Search the data for the string "script" and gather each line it is in.

Plotting code records

....

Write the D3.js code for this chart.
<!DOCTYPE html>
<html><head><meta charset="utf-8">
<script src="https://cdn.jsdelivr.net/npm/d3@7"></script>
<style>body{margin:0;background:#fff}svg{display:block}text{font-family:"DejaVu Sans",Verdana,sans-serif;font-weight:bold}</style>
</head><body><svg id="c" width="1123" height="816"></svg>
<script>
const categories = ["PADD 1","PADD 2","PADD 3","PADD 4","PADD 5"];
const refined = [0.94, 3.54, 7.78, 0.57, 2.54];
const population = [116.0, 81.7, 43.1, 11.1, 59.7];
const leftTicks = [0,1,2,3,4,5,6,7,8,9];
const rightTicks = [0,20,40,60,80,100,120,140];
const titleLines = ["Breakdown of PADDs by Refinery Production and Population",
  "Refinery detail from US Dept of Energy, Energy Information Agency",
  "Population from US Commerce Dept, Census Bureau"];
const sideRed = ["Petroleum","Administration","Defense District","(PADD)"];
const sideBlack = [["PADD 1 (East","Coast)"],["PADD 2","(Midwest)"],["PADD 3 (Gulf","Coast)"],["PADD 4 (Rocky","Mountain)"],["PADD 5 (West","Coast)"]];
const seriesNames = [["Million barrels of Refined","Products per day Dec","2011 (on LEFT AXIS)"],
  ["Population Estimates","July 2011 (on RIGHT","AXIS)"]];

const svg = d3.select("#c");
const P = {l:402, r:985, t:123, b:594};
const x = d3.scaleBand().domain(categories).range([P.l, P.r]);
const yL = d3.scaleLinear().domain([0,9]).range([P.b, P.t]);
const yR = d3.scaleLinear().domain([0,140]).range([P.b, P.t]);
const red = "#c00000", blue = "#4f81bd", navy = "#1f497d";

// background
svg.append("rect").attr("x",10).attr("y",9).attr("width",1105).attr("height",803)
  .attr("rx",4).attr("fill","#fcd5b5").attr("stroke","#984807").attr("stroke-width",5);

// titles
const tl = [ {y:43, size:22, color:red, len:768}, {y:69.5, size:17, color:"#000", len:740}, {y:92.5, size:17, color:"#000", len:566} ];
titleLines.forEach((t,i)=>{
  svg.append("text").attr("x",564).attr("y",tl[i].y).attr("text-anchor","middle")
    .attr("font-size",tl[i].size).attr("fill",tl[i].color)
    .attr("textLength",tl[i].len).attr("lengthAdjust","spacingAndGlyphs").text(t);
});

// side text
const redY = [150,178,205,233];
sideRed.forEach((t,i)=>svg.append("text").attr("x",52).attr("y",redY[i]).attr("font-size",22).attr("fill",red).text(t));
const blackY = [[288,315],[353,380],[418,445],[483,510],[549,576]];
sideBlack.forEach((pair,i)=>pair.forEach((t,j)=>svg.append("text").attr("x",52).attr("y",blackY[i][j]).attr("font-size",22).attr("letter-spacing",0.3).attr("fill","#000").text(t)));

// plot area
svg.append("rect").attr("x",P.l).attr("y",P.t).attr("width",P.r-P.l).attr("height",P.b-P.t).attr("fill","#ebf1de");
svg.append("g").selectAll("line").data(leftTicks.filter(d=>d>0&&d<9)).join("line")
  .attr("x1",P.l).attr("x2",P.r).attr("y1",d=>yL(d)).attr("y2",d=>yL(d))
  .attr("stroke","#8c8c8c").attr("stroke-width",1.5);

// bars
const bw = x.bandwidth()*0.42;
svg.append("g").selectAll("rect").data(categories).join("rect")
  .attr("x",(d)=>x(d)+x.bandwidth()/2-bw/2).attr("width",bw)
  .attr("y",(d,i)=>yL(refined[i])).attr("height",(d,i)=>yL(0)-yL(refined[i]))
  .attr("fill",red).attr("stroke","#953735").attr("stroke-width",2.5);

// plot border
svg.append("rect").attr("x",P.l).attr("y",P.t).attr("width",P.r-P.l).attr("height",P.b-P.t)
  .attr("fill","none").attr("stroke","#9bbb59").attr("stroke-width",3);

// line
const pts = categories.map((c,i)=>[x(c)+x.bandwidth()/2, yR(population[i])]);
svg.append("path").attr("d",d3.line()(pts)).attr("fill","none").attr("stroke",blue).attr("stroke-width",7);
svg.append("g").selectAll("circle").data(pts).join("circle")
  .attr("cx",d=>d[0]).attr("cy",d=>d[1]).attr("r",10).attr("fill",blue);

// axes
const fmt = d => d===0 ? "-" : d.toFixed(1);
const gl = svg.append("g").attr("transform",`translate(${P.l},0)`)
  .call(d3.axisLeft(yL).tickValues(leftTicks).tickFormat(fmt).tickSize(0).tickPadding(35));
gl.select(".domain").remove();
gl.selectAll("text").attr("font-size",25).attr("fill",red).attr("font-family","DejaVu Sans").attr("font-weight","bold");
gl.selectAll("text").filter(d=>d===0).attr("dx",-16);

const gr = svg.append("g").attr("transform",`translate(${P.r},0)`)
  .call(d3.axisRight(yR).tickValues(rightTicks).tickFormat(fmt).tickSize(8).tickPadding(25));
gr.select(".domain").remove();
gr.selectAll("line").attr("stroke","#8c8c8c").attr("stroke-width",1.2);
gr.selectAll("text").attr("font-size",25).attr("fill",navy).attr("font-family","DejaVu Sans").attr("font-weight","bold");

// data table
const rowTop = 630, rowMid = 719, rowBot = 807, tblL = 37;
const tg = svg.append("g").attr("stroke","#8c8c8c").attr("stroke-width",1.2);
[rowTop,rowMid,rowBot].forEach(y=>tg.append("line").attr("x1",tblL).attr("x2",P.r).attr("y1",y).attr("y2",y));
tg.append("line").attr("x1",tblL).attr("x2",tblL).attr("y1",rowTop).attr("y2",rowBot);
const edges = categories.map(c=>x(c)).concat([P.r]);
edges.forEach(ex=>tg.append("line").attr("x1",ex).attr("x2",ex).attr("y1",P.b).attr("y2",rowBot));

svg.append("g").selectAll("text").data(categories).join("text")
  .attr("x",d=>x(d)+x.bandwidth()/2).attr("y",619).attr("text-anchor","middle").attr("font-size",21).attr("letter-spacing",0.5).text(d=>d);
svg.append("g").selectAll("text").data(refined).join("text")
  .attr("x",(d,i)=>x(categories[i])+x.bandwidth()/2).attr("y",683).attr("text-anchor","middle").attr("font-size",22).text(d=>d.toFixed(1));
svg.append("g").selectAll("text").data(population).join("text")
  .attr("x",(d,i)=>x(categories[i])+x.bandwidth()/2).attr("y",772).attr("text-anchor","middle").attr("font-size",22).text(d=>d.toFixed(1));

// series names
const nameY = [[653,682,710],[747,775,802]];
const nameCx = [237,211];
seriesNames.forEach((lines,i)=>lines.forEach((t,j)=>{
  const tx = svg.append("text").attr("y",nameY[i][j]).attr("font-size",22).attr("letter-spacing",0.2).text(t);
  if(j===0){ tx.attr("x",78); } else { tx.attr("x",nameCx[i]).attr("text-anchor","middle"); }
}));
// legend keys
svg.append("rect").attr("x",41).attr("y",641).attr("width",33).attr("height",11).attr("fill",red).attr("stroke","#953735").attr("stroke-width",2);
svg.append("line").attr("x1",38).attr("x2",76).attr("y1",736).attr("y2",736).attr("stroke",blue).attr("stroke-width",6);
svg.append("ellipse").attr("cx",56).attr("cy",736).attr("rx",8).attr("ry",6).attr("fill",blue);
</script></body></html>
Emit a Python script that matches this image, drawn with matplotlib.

....

• [TASK ANSWER]
<script src="https://cdn.jsdelivr.net/npm/d3@7"></script>
<script>
</script></body></html>
Emit a Python script that matches this image, drawn with matplotlib.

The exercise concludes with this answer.